8. La pratique décisionnelle a considéré que le marché de la distribution au détail des articles à bas prix devait être considéré comme de dimension au plus nationale. La pratique a également envisagé, sans trancher définitivement la question, de délimiter le marché géographique au niveau local par analogie avec la dimension locale d’autres marchés de distribution au détail de biens similaires7.
9. En tout état de cause, pour les besoins de la présente opération, la définition exacte du marché pertinent peut être laissée ouverte dans la mesure où les conclusions de l’analyse concurrentielle resteront inchangées quelle que soit la définition et la délimitation retenue.
B. MARCHÉ DE L’AMEUBLEMENT ET DE L’AGENCEMENT DES COMMERCES DE DÉTAIL
10. La pratique décisionnelle8 a considéré qu’il existait des marchés de l’ameublement et de l’agencement des magasins dans lesquels des fournisseurs vendent leurs produits à des sociétés exploitant des magasins de commerce de détail. Elle a considéré que ces marchés étaient susceptibles d’être segmentés en fonction des types de magasin de détail, mais a également envisagé que l’évolution des matériels utilisés a pu conduire à une unification du marché de l’agencement du commerce de détail.
11. Selon la pratique décisionnelle9, les marchés de l’agencement des magasins de détail sont de dimension nationale. Les parties considèrent cependant que ces marchés devraient être plus étendus. En effet, selon les parties, les différents groupes de distribution recherchent des solutions d’ameublement et d’agencement homogènes pour l’ensemble des magasins portant la même enseigne et les principaux fournisseurs sont des groupes italiens, espagnols et allemands présents non seulement en France mais également dans plusieurs autres pays du monde.

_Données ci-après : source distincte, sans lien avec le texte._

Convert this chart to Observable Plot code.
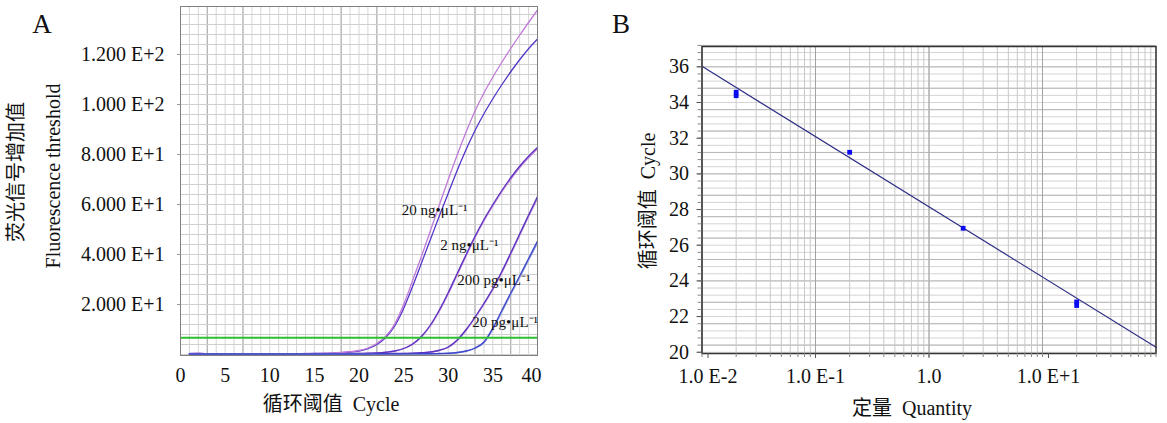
<!DOCTYPE html>
<html><head><meta charset="utf-8">
<script src="https://cdn.jsdelivr.net/npm/d3@7"></script>
<script src="https://cdn.jsdelivr.net/npm/@observablehq/plot@0.6"></script>
<style>
body{margin:0;background:#fff;}
#wrap{position:relative;width:1167px;height:423px;overflow:hidden;font-family:"Liberation Serif","Noto Sans CJK SC",serif;color:#111;}
#wrap svg{position:absolute;top:0;}
.t{position:absolute;white-space:pre;line-height:1;transform:translate(-50%,-50%);}
.r{position:absolute;white-space:pre;line-height:1;transform:translate(-50%,-50%) rotate(-90deg);}
</style></head><body><div id="wrap"></div>
<script>
// ---------- Panel A data ----------
const cycles = [1,2,3,4,5,6,7,8,9,10,11,12,13,14,15,16,17,18,19,20,21,22,23,24,25,26,27,28,29,30,31,32,33,34,35,36,37,38,39,40];
const ng20a = [0.4,0.5,0.3,0.3,0.2,0.2,0.2,0.2,0.2,0.3, 0.3,0.3,0.3,0.4,0.4,0.5,0.6,0.8,1.1,1.6, 2.6,4.4,7.3,12.2,20.0,29.5,39.3,49.5,59.8,70.0, 79.8,89.0,97.4,104.6,111.0,116.9,122.4,127.7,132.8,137.8];
const ng20b = [0.3,0.4,0.3,0.2,0.2,0.2,0.2,0.2,0.3,0.3, 0.3,0.3,0.3,0.3,0.4,0.4,0.5,0.7,1.0,1.4, 2.3,4.0,6.8,11.4,18.4,27.2,36.6,46.0,55.4,64.5, 73.6,82.0,89.6,96.3,102.3,107.9,113.1,117.9,122.3,126.2];
const ng2a  = [0.3,0.3,0.2,0.2,0.2,0.2,0.2,0.2,0.2,0.2, 0.2,0.2,0.2,0.3,0.3,0.3,0.3,0.3,0.4,0.4, 0.5,0.6,0.9,1.4,2.4,4.2,7.3,11.8,17.8,24.8, 32.4,40.0,47.3,54.0,60.0,65.6,70.7,75.3,79.3,82.8];
const ng2b  = [0.2,0.3,0.2,0.2,0.2,0.2,0.2,0.2,0.2,0.2, 0.2,0.2,0.2,0.2,0.3,0.3,0.3,0.3,0.3,0.4, 0.5,0.6,0.8,1.3,2.3,4.0,7.0,11.4,17.3,24.2, 31.8,39.4,46.7,53.4,59.4,65.0,70.1,74.7,78.7,82.2];
const pg200a= [0.2,0.2,0.2,0.2,0.2,0.2,0.2,0.2,0.2,0.2, 0.2,0.2,0.2,0.2,0.2,0.2,0.3,0.3,0.3,0.3, 0.3,0.3,0.3,0.4,0.4,0.5,0.7,1.0,1.7,3.0, 5.8,10.0,15.0,20.5,26.4,33.2,40.6,48.2,55.8,63.2];
const pg200b= [0.2,0.2,0.2,0.2,0.2,0.2,0.2,0.2,0.2,0.2, 0.2,0.2,0.2,0.2,0.2,0.2,0.2,0.3,0.3,0.3, 0.3,0.3,0.3,0.3,0.4,0.5,0.6,0.9,1.6,2.8, 5.5,9.6,14.6,20.0,25.9,32.6,40.0,47.6,55.1,62.4];
const pg20a = [0.2,0.2,0.2,0.2,0.2,0.2,0.2,0.2,0.2,0.2, 0.2,0.2,0.2,0.2,0.2,0.2,0.2,0.2,0.2,0.2, 0.2,0.3,0.3,0.3,0.3,0.3,0.3,0.3,0.4,0.5, 0.8,1.4,2.6,5.0,10.6,17.6,24.6,31.4,38.4,45.4];
const pg20b = [0.2,0.2,0.2,0.2,0.2,0.2,0.2,0.2,0.2,0.2, 0.2,0.2,0.2,0.2,0.2,0.2,0.2,0.2,0.2,0.2, 0.2,0.2,0.3,0.3,0.3,0.3,0.3,0.3,0.3,0.4, 0.7,1.3,2.4,4.7,10.0,17.0,24.0,30.8,37.7,44.6];
const seriesA = [
  {name:"20 ng b", values: ng20b, color:"#5535c8"},
  {name:"20 ng a", values: ng20a, color:"#c07ad8"},
  {name:"2 ng b", values: ng2b, color:"#c484dc"},
  {name:"2 ng a", values: ng2a, color:"#5a32c0"},
  {name:"200 pg b", values: pg200b, color:"#b88ad8"},
  {name:"200 pg a", values: pg200a, color:"#5a32c0"},
  {name:"20 pg b", values: pg20b, color:"#8c98e0"},
  {name:"20 pg a", values: pg20a, color:"#3f48c8"}
];
const thresholdValue = [6.7];
const aXTicks = [0,5,10,15,20,25,30,35,40];
const aYTicks = [20,40,60,80,100,120];
const aYLabels = ["2.000 E+1","4.000 E+1","6.000 E+1","8.000 E+1","1.000 E+2","1.200 E+2"];
const curveLabels = ["20 ng\u2022\u03bcL\u207b\u00b9","2 ng\u2022\u03bcL\u207b\u00b9","200 pg\u2022\u03bcL\u207b\u00b9","20 pg\u2022\u03bcL\u207b\u00b9"];
const curveLabelCycle = [24.8, 29.1, 31.0, 32.7];
const curveLabelValue = [56, 42, 28, 10.9];

// ---------- Panel B data ----------
const quantity = [0.02, 0.02, 0.2, 2, 20, 20];
const ctValue  = [34.38, 34.58, 31.21, 26.95, 22.62, 22.82];
const fitQuantity = [0.01, 100];
const fitCt = [36.03, 20.28];
const bXTicks = [0.01, 0.1, 1, 10];
const bXLabels = ["1.0 E-2", "1.0 E-1", "1.0", "1.0 E+1"];
const bYTicks = [20,22,24,26,28,30,32,34,36];

// ---------- build ----------
const font = "'Liberation Serif','Noto Sans CJK SC',serif";
const style = {fontFamily: font, fontSize: "20px", color: "#111", background: "transparent", overflow: "visible"};

const gridCyc = d3.range(0, 41);
const darkCyc = [3,7,18,22,33,37];
const gridVal = d3.range(0, 140, 4);

const lineMarks = seriesA.map(s => Plot.line(
  cycles.map((c, i) => ({cycle: c, value: s.values[i]})),
  {x: "cycle", y: "value", stroke: s.color, strokeWidth: 1.3, curve: "monotone-x"}
));

const labelData = curveLabels.map((t, i) => ({t, c: curveLabelCycle[i], v: curveLabelValue[i]}));

const plotA = Plot.plot({
  width: 580, height: 423,
  marginLeft: 180, marginRight: 43, marginTop: 6, marginBottom: 68,
  x: {domain: [0, 40]},
  y: {domain: [-0.4, 139.2]},
  style,
  marks: [
    Plot.gridX({ticks: gridCyc, stroke: "#d6d6d6", strokeOpacity: 1}),
    Plot.gridX({ticks: darkCyc, stroke: "#a8a8a8", strokeOpacity: 1}),
    Plot.gridY({ticks: gridVal, stroke: "#cfcfcf", strokeOpacity: 1}),
    ...lineMarks,
    Plot.ruleY(thresholdValue, {stroke: "#2ec02e", strokeWidth: 1.8}),
    Plot.frame({stroke: "#808080"}),
    Plot.axisY({ticks: aYTicks, tickFormat: d => aYLabels[aYTicks.indexOf(d)], tickSize: 3, tickPadding: 13, label: null, stroke: "#999"}),
    Plot.axisX({ticks: aXTicks.slice(0, -1), tickSize: 0, tickPadding: 12, label: null}),
    Plot.axisX({ticks: [40], tickSize: 0, tickPadding: 12, label: null, dx: -6}),
    Plot.text(labelData, {x: "c", y: "v", text: "t", textAnchor: "start", lineAnchor: "bottom", fontSize: 15, fill: "#111"})
  ]
});
plotA.style.left = "0px";

const logGrid = [];
[0.01, 0.1, 1, 10].forEach(d => { for (let k = 1; k <= 9; k++) logGrid.push(+(d * k).toPrecision(3)); });
logGrid.push(100);
const yGridB = d3.range(0, 44).map(k => +(20 + 0.4 * k).toFixed(2));
const yGridBDark = yGridB.filter((d, k) => k % 3 === 1);

const bPoints = quantity.map((q, i) => ({q, ct: ctValue[i]}));
const bFit = fitQuantity.map((q, i) => ({q, ct: fitCt[i]}));

const plotB = Plot.plot({
  width: 587, height: 423,
  marginLeft: 121.5, marginRight: 11.5, marginTop: 46, marginBottom: 70,
  x: {type: "log", domain: [0.01, 100]},
  y: {domain: [19.93, 37.14]},
  style,
  marks: [
    Plot.gridY({ticks: yGridB, stroke: "#d4d4d4", strokeOpacity: 1}),
    Plot.gridY({ticks: yGridBDark, stroke: "#b8b8b8", strokeOpacity: 1}),
    Plot.gridX({ticks: logGrid, stroke: "#c8c8c8", strokeOpacity: 1}),
    Plot.gridX({ticks: bXTicks, stroke: "#a2a2a2", strokeOpacity: 1}),
    Plot.line(bFit, {x: "q", y: "ct", stroke: "#2e2e86", strokeWidth: 1.2}),
    Plot.dot(bPoints, {x: "q", y: "ct", symbol: "square", r: 2.7, fill: "#0a0af0", stroke: null}),
    Plot.frame({stroke: "#333", strokeWidth: 1.5}),
    Plot.axisY({ticks: yGridB, tickSize: 4, tickFormat: () => "", label: null, stroke: "#888"}),
    Plot.axisY({ticks: bYTicks, tickSize: 5, tickPadding: 8, label: null, stroke: "#555"}),
    Plot.axisX({ticks: logGrid, tickSize: 4, tickFormat: () => "", label: null, stroke: "#888"}),
    Plot.axisX({ticks: [0.01, 10], tickSize: 5, tickPadding: 10.5, tickFormat: d => bXLabels[bXTicks.indexOf(d)], label: null, dx: 6, stroke: "#555"}),
    Plot.axisX({ticks: [0.1, 1], tickSize: 5, tickPadding: 10.5, tickFormat: d => bXLabels[bXTicks.indexOf(d)], label: null, stroke: "#555"})
  ]
});
plotB.style.left = "580px";

const wrap = document.getElementById("wrap");
wrap.appendChild(plotA);
wrap.appendChild(plotB);

function addText(txt, x, y, size, rotate) {
  const d = document.createElement("div");
  d.className = rotate ? "r" : "t";
  d.textContent = txt;
  d.style.left = x + "px";
  d.style.top = y + "px";
  d.style.fontSize = size + "px";
  wrap.appendChild(d);
}
addText("A", 42, 24, 27, false);
addText("B", 621, 24, 27, false);
addText("荧光信号增加值", 16, 172, 20, true);
addText("Fluorescence threshold", 53, 176, 20, true);
addText("循环阈值  Cycle", 331, 404, 20, false);
addText("循环阈值  Cycle", 648, 201, 20, true);
addText("定量  Quantity", 912, 408, 20, false);
</script></body></html>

12. En tout état de cause, la définition précise des marchés pertinents peut demeurer ouverte dans la mesure où, quelle que soit la définition et la délimitation retenue, les conclusions de l’analyse concurrentielle resteront inchangées.

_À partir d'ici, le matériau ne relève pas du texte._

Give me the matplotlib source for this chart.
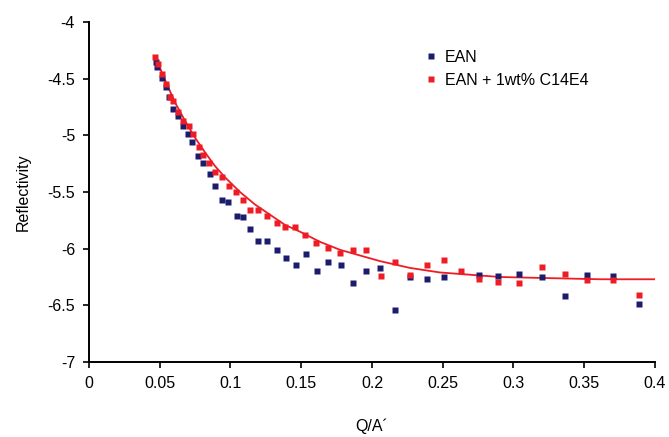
import matplotlib
matplotlib.use("Agg")
import matplotlib.pyplot as plt
from matplotlib.lines import Line2D

plt.rcParams['font.family'] = ['Liberation Sans', 'DejaVu Sans']

# EAN (blue)
q_ean = [0.0473, 0.0481, 0.0516, 0.0544, 0.0565, 0.0594, 0.0629, 0.0664, 0.0700, 0.0728,
         0.0770, 0.0806, 0.0855, 0.0890, 0.0940, 0.0982, 0.1046, 0.1088, 0.1138, 0.1194,
         0.1258, 0.1329, 0.1392, 0.1463, 0.1534, 0.1611, 0.1689, 0.1781, 0.1866, 0.1958,
         0.2057, 0.2163, 0.2269, 0.2389, 0.2509, 0.2756, 0.2890, 0.3039, 0.3201, 0.3364,
         0.3519, 0.3703, 0.3887]
r_ean = [-4.35, -4.40, -4.49, -4.57, -4.66, -4.77, -4.83, -4.92, -4.99, -5.06,
         -5.18, -5.24, -5.34, -5.45, -5.57, -5.59, -5.71, -5.72, -5.83, -5.93,
         -5.93, -6.01, -6.08, -6.14, -6.05, -6.20, -6.12, -6.14, -6.30, -6.20,
         -6.17, -6.54, -6.25, -6.27, -6.25, -6.23, -6.24, -6.22, -6.25, -6.42,
         -6.23, -6.24, -6.49]

# EAN + 1wt% C14E4 (red)
q_mix = [0.0466, 0.0488, 0.0516, 0.0544, 0.0572, 0.0594, 0.0629, 0.0664, 0.0707, 0.0735,
         0.0777, 0.0806, 0.0848, 0.0890, 0.0940, 0.0989, 0.1039, 0.1088, 0.1138, 0.1194,
         0.1258, 0.1329, 0.1385, 0.1456, 0.1526, 0.1604, 0.1689, 0.1774, 0.1866, 0.1958,
         0.2064, 0.2163, 0.2269, 0.2389, 0.2509, 0.2629, 0.2756, 0.2890, 0.3039, 0.3201,
         0.3364, 0.3519, 0.3703, 0.3887]
r_mix = [-4.31, -4.37, -4.46, -4.55, -4.66, -4.70, -4.79, -4.87, -4.92, -4.99,
         -5.10, -5.17, -5.24, -5.32, -5.37, -5.45, -5.50, -5.57, -5.66, -5.66,
         -5.71, -5.77, -5.81, -5.81, -5.88, -5.95, -5.99, -6.04, -6.01, -6.01,
         -6.24, -6.12, -6.23, -6.14, -6.10, -6.20, -6.27, -6.29, -6.30, -6.16,
         -6.22, -6.28, -6.28, -6.41]

# Fitted curve (red line)
q_fit = [0.0466, 0.0537, 0.0608, 0.0678, 0.0749, 0.0820, 0.0890, 0.0961, 0.1067, 0.1173,
         0.1279, 0.1385, 0.1491, 0.1633, 0.1774, 0.1915, 0.2057, 0.2269, 0.2481, 0.2693,
         0.2905, 0.3258, 0.3611, 0.4000]
r_fit = [-4.30, -4.51, -4.71, -4.87, -5.02, -5.15, -5.27, -5.37, -5.50, -5.61,
         -5.70, -5.79, -5.85, -5.94, -6.01, -6.06, -6.11, -6.17, -6.21, -6.23,
         -6.25, -6.26, -6.27, -6.27]

x_ticks = [0, 0.05, 0.1, 0.15, 0.2, 0.25, 0.3, 0.35, 0.4]
x_labels = ['0', '0.05', '0.1', '0.15', '0.2', '0.25', '0.3', '0.35', '0.4']
y_ticks = [-7, -6.5, -6, -5.5, -5, -4.5, -4]
y_labels = ['-7', '-6.5', '-6', '-5.5', '-5', '-4.5', '-4']

blue = '#1c1c6e'
red = '#ee1c25'

fig = plt.figure(figsize=(6.69, 4.37), dpi=100)
ax = fig.add_axes([0.133, 0.1716, 0.846, 0.7781])

ax.plot(q_fit, r_fit, color=red, lw=1.3, zorder=2)
ax.plot(q_ean, r_ean, 's', color=blue, ms=4.8, mec='none', zorder=3)
ax.plot(q_mix, r_mix, 's', color=red, ms=4.8, mec='none', zorder=4)

ax.set_xlim(0, 0.4)
ax.set_ylim(-7, -4)
ax.set_xticks(x_ticks)
ax.set_xticklabels(x_labels)
ax.set_yticks(y_ticks)
ax.set_yticklabels(y_labels)

for s in ['top', 'right']:
    ax.spines[s].set_visible(False)
for s in ['left', 'bottom']:
    ax.spines[s].set_linewidth(1.4)
    ax.spines[s].set_color('black')
ax.tick_params(direction='out', length=4, width=1.2, labelsize=11.5, colors='black', pad=6)

ax.set_ylabel('Reflectivity', fontsize=11.5, labelpad=12)
ax.set_xlabel('Q/A´', fontsize=11.5, labelpad=20)

handles = [Line2D([], [], marker='s', ls='none', color=blue, ms=4, mec='none'),
           Line2D([], [], marker='s', ls='none', color=red, ms=4, mec='none')]
ax.legend(handles, ['EAN', 'EAN + 1wt% C14E4'], loc='upper left',
          bbox_to_anchor=(0.57, 0.96), frameon=False, fontsize=11.5,
          handlelength=0.6, handletextpad=0.6, labelspacing=0.5)

fig.savefig('out.png', dpi=100)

III. Analyse concurrentielle
13. L’opération n’entraîne aucun chevauchement d’activité puisque les parties ne sont pas présentes sur les mêmes marchés. L’opération n’est donc pas susceptible de porter atteinte à la concurrence par le biais d’effets horizontaux.

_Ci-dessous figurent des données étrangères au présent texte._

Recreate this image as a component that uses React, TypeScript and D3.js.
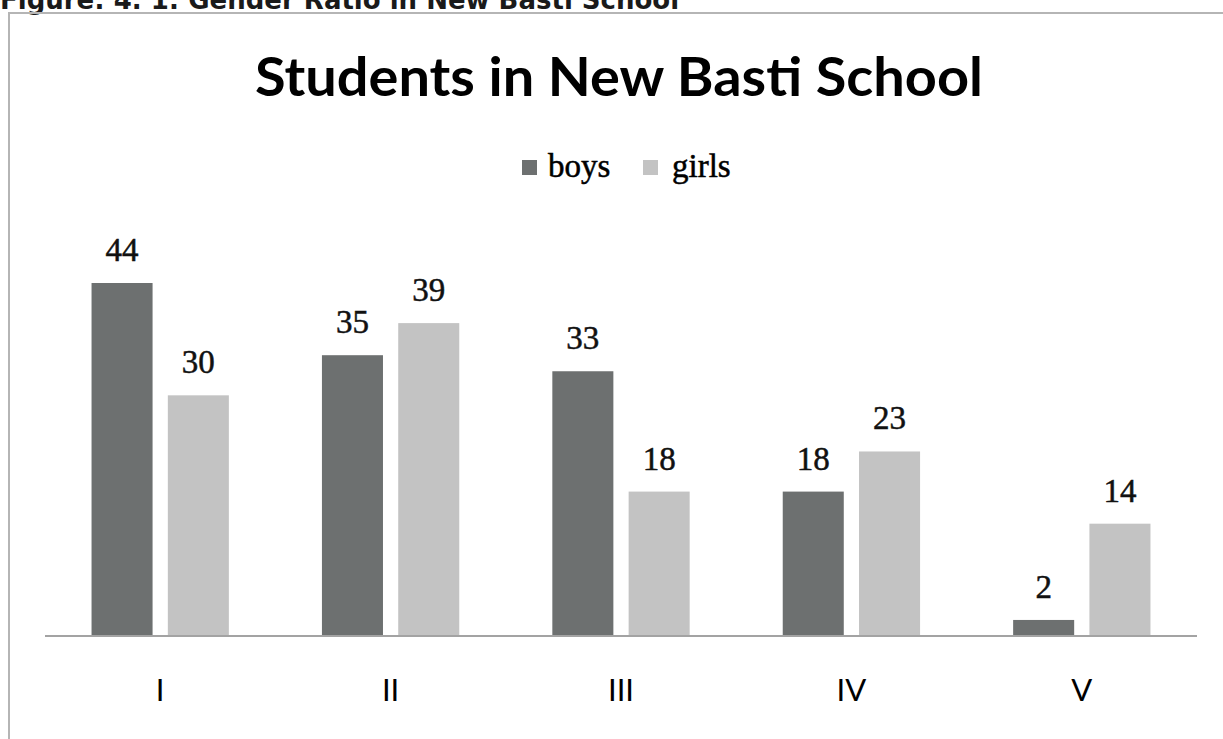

14. S’agissant des effets verticaux, il convient de rappeler que l’Autorité de la concurrence considère qu’il est peu probable qu’une entreprise ayant une part de marché inférieure à 30 % sur un marché donné puisse verrouiller un marché en aval ou en amont de celui-ci10.
15. En l’espèce, Stokomani détient une part de marché inférieure à [0-5] % sur le marché français de la distribution au détail d’articles à bas prix. Le groupe HMY représente, pour sa part, [20-30] % du marché français de l’ameublement et de l’aménagement des commerces de détail. Il réalise l’essentiel de son chiffre d’affaires sur ce marché avec les commerces de détail à dominante alimentaire. Par ailleurs, il ne représente que [10-20] % du marché français de l’ameublement et de l’agencement des commerces de détail d’articles à bas prix, réalisant la totalité de son chiffre d’affaires sur ce marché avec [Confidentiel]. Sur ces marchés, HMY est par ailleurs confrontée à la concurrence de nombreux concurrents tels Fortezza Alser, Kider et Cefla, spécialisés dans l’aménagement des grandes surfaces à dominante alimentaire, et de fournisseurs d’ameublement et d’agencement de boutiques et de magasins tels que Club Afiroc, Apia, Linder ou encore Media 6.
16. Enfin, il convient de relever que les coûts d’ameublement et d’agencement ne représentent qu’entre [0-5] % et [5-10] % des coûts d’un magasin de commerce de détail.
17. Au vu des éléments précités, l’opération n’est pas susceptible de porter atteinte à la concurrence par le biais d’effets verticaux.
DECIDE
Article unique : L’opération notifiée sous le numéro 12-082 est autorisée.
NOTES :
1 HMY est active dans le secteur de la fourniture de meubles secs (à l’exclusion des mobiliers réfrigérés) et accessoires destinés à l’équipement et à l’aménagement des surfaces commerciales.
2 Corialis est présente dans le secteur de la fabrication de systèmes de fermetures et de profilés en aluminium pour fenêtres, portes, vérandas et murs rideaux.
3 RLD est présente dans le secteur de la location et de l’entretien de vêtements, de linge, d’articles d’hygiène et d’équipement sanitaire.
4 Fläkt Woods est présente dans le secteur de la fabrication de systèmes de ventilation et de traitement de l’air.
5 EuroDough est présente dans le secteur de la fabrication de pâtes à tartes et à pizza.
6 Voir notamment la lettre du ministre de l’économie, des finances et de l’emploi du 24 mai 2007 au conseil du fonds d’investissement Advent International Corporation, relative à une concentration dans le secteur des articles discomptes (C2007-56).
7 Voir notamment la lettre du ministre de l’économie C2007-56 précitée.
8 Voir notamment la décision du Conseil de la concurrence n°06-D-16 du 20 juin 2006 relative à des pratiques mises en oeuvre par les Nouvelles Messageries de la Presse Parisienne (NMPP) sur le marché de la distribution de la presse pour la vente au numéro et des marchés d’activités connexes.
9 Voir la décision n°06-D-16 précitée ainsi que la décision n°87-D-08 du 28 avril 1987 relative à des pratiques mises en oeuvre par la société Nouvelles Messageries de la Presse Parisienne et sa filiale la Société d’Agences et de Diffusion.
10 Lignes directrices de l’Autorité de la concurrence relatives au contrôle des concentrations, §400.